I once had the opportunity to talk to Cal Ripken Jr. about Bert Blyleven’s curveball. Cal said, “If it starts out a foot behind your head, it’s going to be a strike, so you better try to hit it. If it starts out right at your head, it’s going to be outside and you better lay off.” The relentless attempt to quantify and “statisticize” every nuance of the game, especially something that depends so much on feel and seam height, tells me one thing. You’ve never thrown a curve.

Guest
Max Marchi
Correct, I have never thrown one, but I have hit several (the slider was the one killing me). If Cal said “If it starts out a foot behind your head, it’s going to be a strike, so you better try to hit it. If it starts out right at your head, it’s going to be outside and you better lay off.” then he also made some “statisticize”-ing in his head—had he seconded the “feel” he would have ducked on the curves behind his head.
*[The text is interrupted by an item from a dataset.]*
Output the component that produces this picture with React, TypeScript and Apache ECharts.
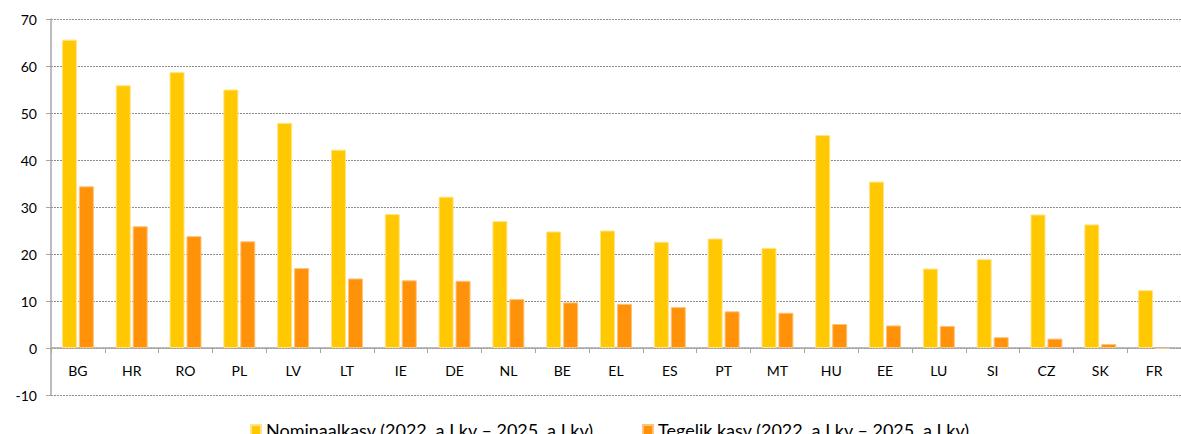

Had there been PITCHf/x back in Bert & Cal days, the physicists would have shown us… Read more »
Guest
Jim C

Just as college hitters are suspect because of metal bats, I wonder if college pitchers are similarly suspect, especially as to the quality of their curveballs, since the seams of the college ball are so high, relative to the flat seams of a major league ball. The high seams of the college ball allow a better grip, and tighter rotation, and could increase break by 6 inches at least. Next time you are in a sporting goods store, check the feel of a Wilson A1010, the college ball, and a Rawlings major league ball. You’ll be shocked.

Guest
Max Marchi

I also remember Roger Clemens requesting and being allowed to use a MLB ball during his coming-back routine in the minors, because the MLB ball had a different feel from the ones used in the minors.